HELENA – The chairman of a legislative committee who convened a meeting of a majority of the Republican members of the committee — but not a majority of the committee itself — did not violate Montana’s open meeting laws when he barred the media from attending, the Montana Supreme Court has ruled.
The 6-1 ruling issued Tuesday upholds a July ruling by District Court Judge Mike Menahan, in which he said he was unwilling to redefine quorum as a “majority of a majority.”
Justice Laurie McKinnon dissented, saying the meeting actually violated Montana’s constitutional right to know.
The Associated Press and other media outlets filed a complaint after Rep. Barry Usher of Billings closed a meeting of nine of the 12 Republicans on the House Judiciary Committee in January 2021. He said he excluded three Republicans so the gathering did not include a majority of the 19-member committee and thus could be closed without violating open meetings laws.
The committee was preparing to vote on bills dealing with abortion and transgender health care. The nine Republicans held enough votes to overrule the seven Democrats on the committee and the media groups argued the meeting should be treated as official deliberations of the committee.
The case weighs the Montana constitutional right to “observe the deliberations of all public bodies,” against a state law that defines those bodies as only those that comprise a “quorum of the constituent membership.”
“While it is true that Usher’s gathering was deliberately convened to include just under a quorum of committee members and was certainly a larger group than one might encounter for elevator chit-chat, the group’s posture was more in kind with typical, unofficial legislative chatter than with formal public business,” Chief Justice Mike McGrath wrote for the majority.
“Only by scrutinizing the partisan make-up of the participants and speculating about how the conversation might influence the in-session work of the committee could one reach the AP’s conclusion about the group’s level of ‘control,’” he wrote.
The media groups, McGrath wrote, asked the court “to make perceived partisan secrecy the standing against which we interpret,” the right-to-know provision of the state constitution. That would create “a standardless, case-by-case examination of every legislative conversation,” he cautioned.
“I’m glad to see the Montana Supreme Court upheld the district court’s ruling,” Usher said in an emailed statement. “Accusations against me by the media were proven wrong and common sense prevailed in court.”

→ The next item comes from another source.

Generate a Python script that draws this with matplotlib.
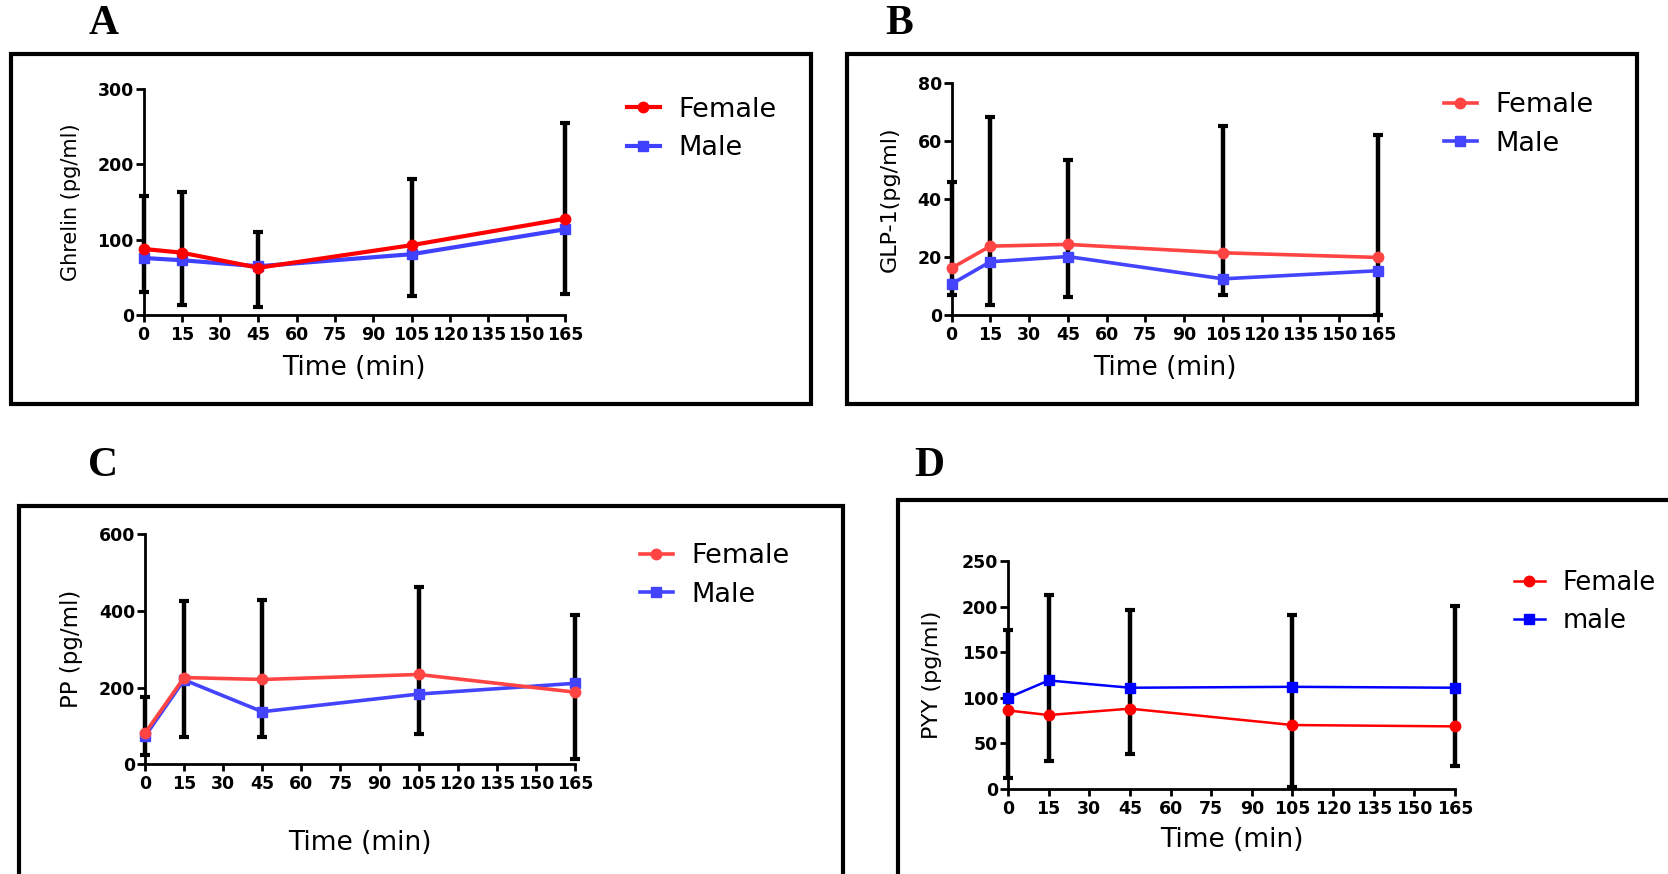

McKinnon, however, argued the court’s ruling creates a judicial exception to the public’s right to know and upends the 1972 Constitutional Convention delegates’ intent for open government.

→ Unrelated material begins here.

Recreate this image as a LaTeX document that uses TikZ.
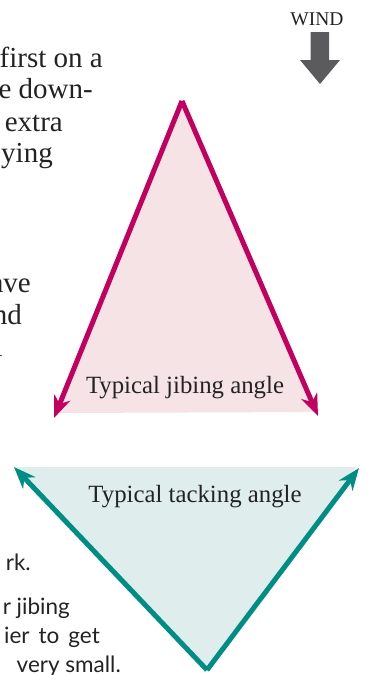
\documentclass[tikz,border=0pt]{standalone}
\usepackage{fontspec}
\setmainfont{Liberation Serif}
\setsansfont{Lato}
\usepackage{tikz}
\usetikzlibrary{arrows.meta}
\definecolor{magentaJibe}{RGB}{194,0,96}
\definecolor{rosaJibe}{RGB}{246,227,230}
\definecolor{tealTack}{RGB}{0,141,133}
\definecolor{tealFundo}{RGB}{224,237,237}
\definecolor{cinzaVento}{RGB}{91,91,93}
\definecolor{textoCorpo}{RGB}{35,35,35}

\begin{document}
\begin{tikzpicture}[
    x=1pt, y=-1pt,
    every node/.style={inner sep=0pt, text=textoCorpo},
    bodyline/.style={anchor=base east, font=\fontsize{29}{32}\selectfont},
    sideline/.style={anchor=base east, font=\sffamily\fontsize{22.5}{28}\selectfont},
    anglelabel/.style={anchor=base, font=\fontsize{24.8}{30}\selectfont},
    jibeline/.style={draw=magentaJibe, line width=5pt, -{Stealth[length=22pt, width=17pt, inset=7pt]}},
    tackline/.style={draw=tealTack, line width=5pt, -{Stealth[length=22pt, width=17pt, inset=7pt]}}
]
    \useasboundingbox (0,0) rectangle (368,675);

    % Texto cortado a esquerda
    \node[bodyline] (t1) at (103,67) {first on a};
    \node[bodyline] (t2) at (93,98) {e down-};
    \node[bodyline] (t3) at (63,131) {extra};
    \node[bodyline] (t4) at (53,162) {ying};
    \node[bodyline] (t5) at (31,292) {ave};
    \node[bodyline] (t6) at (22,324) {nd};
    \node[bodyline] (t7) at (3,356) {l};

    \node[sideline] (s1) at (31,570) {rk.};
    \node[sideline] (s2) at (70,614) {r jibing};
    \node[sideline] (s3) at (100,643) {ier\hspace{9pt}to\hspace{9pt}get};
    \node[sideline] (s4) at (121,672) {very small.};

    % Vento
    \node[anchor=base, font=\fontsize{19.5}{22}\selectfont] (wind) at (317,25) {WIND};
    \fill[cinzaVento] (310.5,32) -- (329,32) -- (329,60) -- (340,60) -- (320,84)
        -- (300,60) -- (310.5,60) -- cycle;

    % Angulo de jibe
    \coordinate (jibeApex) at (182,101);
    \coordinate (jibeLeft) at (54,418);
    \coordinate (jibeRight) at (318,416);
    \fill[rosaJibe] (jibeApex) -- (58,413) -- (315,412) -- cycle;
    \draw[jibeline] (jibeApex) -- (jibeLeft);
    \draw[jibeline] (jibeApex) -- (jibeRight);
    \node[anglelabel] (jibeText) at (185,393) {Typical jibing angle};

    % Angulo de tack
    \coordinate (tackApex) at (207,670);
    \coordinate (tackLeft) at (14,467);
    \coordinate (tackRight) at (359,468);
    \fill[tealFundo] (tackApex) -- (17,467) -- (356,467) -- cycle;
    \draw[tackline] (tackApex) -- (tackLeft);
    \draw[tackline] (tackApex) -- (tackRight);
    \node[anglelabel] (tackText) at (195,502) {Typical tacking angle};

\end{tikzpicture}
\end{document}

“I would reverse and hold that the exclusion of legislative committee members, done with the express purpose of avoiding a quorum, violates Montana’s constitutional right to know,” McKinnon wrote.
Court rulings have stated that the right-to-know provision of the constitution is self-executing, meaning it does not require legislation to take effect, McKinnon noted.
The Supreme Court is “charged with the responsibility of defining the scope of a directly implicated fundamental right when there has been purposeful and express action, indeed a common practice, to encroach upon it,” McKinnon wrote.
In addition to the AP, the lawsuit was filed on behalf of all five Montana newspapers owned by Lee Enterprises as well as the Montana State News Bureau; the Bozeman Daily Chronicle; the Montana Free Press; the Daily Inter Lake and other papers owned by Hagadone Media Montana; the Montana Broadcasters Association; and the Montana Newspaper Association.